Se queremos melhorar a saúde materna, temos que combinar uma legislação moderna, com boas práticas obstétricas e com políticas públicas sérias. As mulheres brasileiras agradecem e têm esse direito, pois a violência obstétrica caracteriza-se por ser uma grave violação aos direitos humanos, sexuais e reprodutivos das mulheres, ainda sem resposta adequada.
[1] Artigo 12, da Convenção sobre a Eliminação de Todas as formas de Discriminação contra a Mulher.
[2] Fundação Perseu Abramo, e Sesc, Mulheres Brasileiras e Gênero nos Espaços Público e Privado,2010, em 26 de junho de 2015.
[3] Fundação Perseu Abramo, e Sesc, Mulheres Brasileiras e Gênero nos Espaços Público e Privado,2010, em http://novo.fpabramo.org.br/content/violencia-no-parto-na-hora-de-fazer-nao-gritou, em 26 de junho de 2015.
[4] PICKLES, Camilla Obstetric Violence and Law,British Academy Post-Doctoral Research Fellow.

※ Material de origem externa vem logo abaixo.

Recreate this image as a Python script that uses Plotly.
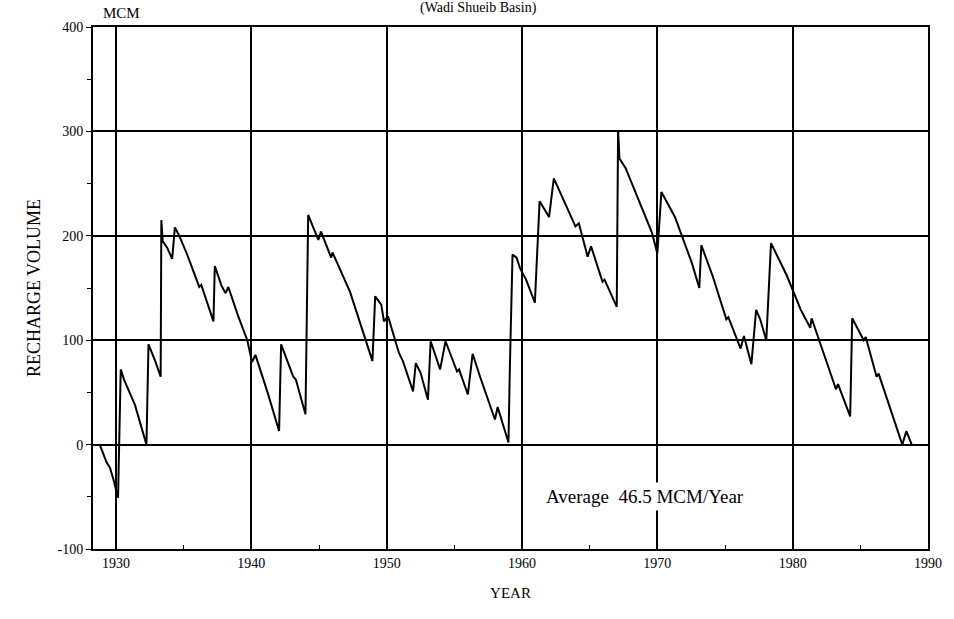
import plotly.graph_objects as go

years = [1928.8, 1929.3, 1929.55, 1929.8, 1930.15, 1930.35, 1930.6, 1931.4, 1932.25, 1932.4,
         1932.9, 1933.3, 1933.35, 1933.45, 1933.8, 1934.15, 1934.35, 1934.6, 1935.2, 1935.8,
         1936.15, 1936.3, 1937.2, 1937.3, 1937.8, 1938.1, 1938.3, 1939.0, 1939.7, 1940.05,
         1940.3, 1941.2, 1942.05, 1942.2, 1943.1, 1943.3, 1944.0, 1944.2, 1944.95, 1945.15,
         1945.9, 1946.0, 1947.15, 1947.3, 1948.95, 1949.15, 1949.6, 1949.8, 1950.1, 1950.9,
         1951.2, 1951.95, 1952.15, 1952.5, 1953.05, 1953.25, 1953.95, 1954.35, 1955.2, 1955.35,
         1956.0, 1956.35, 1956.9, 1958.0, 1958.2, 1959.0, 1959.1, 1959.3, 1959.6, 1959.85,
         1960.3, 1960.95, 1961.3, 1961.65, 1962.0, 1962.35, 1962.9, 1963.5, 1963.95, 1964.2,
         1964.85, 1965.1, 1965.95, 1966.1, 1967.0, 1967.1, 1967.2, 1967.65, 1968.4, 1968.9,
         1969.6, 1970.0, 1970.3, 1971.3, 1972.05, 1972.55, 1973.1, 1973.25, 1974.1, 1975.1,
         1975.25, 1975.95, 1976.15, 1976.4, 1976.95, 1977.3, 1977.6, 1978.05, 1978.4, 1979.0,
         1979.6, 1980.6, 1981.3, 1981.4, 1983.2, 1983.35, 1984.25, 1984.4, 1985.25, 1985.4,
         1986.2, 1986.35, 1987.9, 1988.1, 1988.4, 1988.8]
recharge = [0, -17, -22, -33, -51, 72, 62, 38, 0, 96,
            80, 65, 215, 195, 188, 178, 208, 202, 184, 162,
            151, 153, 118, 171, 152, 145, 151, 124, 100, 79,
            86, 50, 13, 96, 65, 62, 29, 220, 196, 204,
            179, 184, 151, 146, 80, 142, 134, 118, 123, 88,
            80, 51, 78, 69, 43, 99, 72, 99, 70, 72,
            48, 87, 65, 24, 36, 2, 72, 182, 179, 169,
            158, 136, 233, 226, 218, 255, 239, 222, 209, 212,
            180, 190, 156, 158, 132, 301, 274, 265, 241, 225,
            203, 183, 242, 218, 191, 174, 150, 191, 161, 120,
            122, 100, 92, 104, 77, 129, 120, 100, 193, 177,
            161, 129, 112, 121, 53, 58, 27, 121, 100, 103,
            65, 68, 6, 0, 13, 0]

x_ticks = [1930, 1940, 1950, 1960, 1970, 1980, 1990]
y_ticks = [-100, 0, 100, 200, 300, 400]

FONT = "Liberation Serif, DejaVu Serif, serif"
W, H = 954, 619
ML, MR, MT, MB = 93, 22, 27, 70
PW, PH = W - ML - MR, H - MT - MB

fig = go.Figure()
fig.add_trace(go.Scatter(x=years, y=recharge, mode="lines",
                         line=dict(color="black", width=2), showlegend=False,
                         hoverinfo="skip"))

fig.update_layout(
    width=W, height=H,
    margin=dict(l=ML, r=MR, t=MT, b=MB),
    paper_bgcolor="white", plot_bgcolor="white",
    font=dict(family=FONT, size=14, color="black"),
    xaxis=dict(range=[1928.3, 1990], tickvals=x_ticks, ticktext=[str(v) for v in x_ticks],
               showgrid=True, gridcolor="black", gridwidth=2,
               showline=True, linecolor="black", linewidth=2, mirror=True,
               ticks="", zeroline=False,
               minor=dict(tickvals=[1935, 1945, 1955, 1965, 1975, 1985], ticks="inside",
                          ticklen=4, tickcolor="black", showgrid=False),
               title=dict(text="YEAR", font=dict(family=FONT, size=15), standoff=18),
               tickfont=dict(family=FONT, size=14)),
    yaxis=dict(range=[-100, 400], tickvals=y_ticks, ticktext=[str(v) for v in y_ticks],
               showgrid=True, gridcolor="black", gridwidth=2,
               showline=True, linecolor="black", linewidth=2, mirror=True,
               ticks="outside", ticklen=5, tickcolor="black", zeroline=False,
               minor=dict(tickvals=[-50, 50, 150, 250, 350], ticks="outside",
                          ticklen=4, tickcolor="black", showgrid=False),
               title=dict(text="RECHARGE VOLUME", font=dict(family=FONT, size=18), standoff=12),
               tickfont=dict(family=FONT, size=14)),
    annotations=[
        dict(x=1969.1, y=-50, xref="x", yref="y", text="Average  46.5 MCM/Year",
             showarrow=False, bgcolor="white", borderpad=3,
             font=dict(family=FONT, size=19)),
        dict(x=(122 - ML) / PW, y=1 + (MT - 13) / PH, xref="paper", yref="paper",
             text="MCM", showarrow=False, yanchor="middle", xanchor="center",
             font=dict(family=FONT, size=15)),
        dict(x=(480 - ML) / PW, y=1 + (MT - 8) / PH, xref="paper", yref="paper",
             text="(Wadi Shueib Basin)", showarrow=False, yanchor="middle",
             xanchor="center", font=dict(family=FONT, size=14)),
    ],
)

fig.write_html("out.html")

[5] Pesquisa Nascer no Brasil.
[6] Artículo 6, e) Violencia obstétrica: aquella que ejerce el personal de salud sobre el cuerpo y los procesos reproductivos de las mujeres, expresada en un trato deshumanizado, un abuso de medicalización y patologización de los procesos naturales, de conformidad con la Ley 25.929 (tradução livre da autora).LEY DE PROTECCION INTEGRAL A LAS MUJERES, Ley nº 26.485, Ley de protección integral para prevenir, sancionar y erradicar la violencia contra las mujeres en los ámbitos en que desarrollen sus relaciones interpersonales, Sancionada: Marzo 11 de 2009, Promulgada de Hecho: Abril 1 de 2009.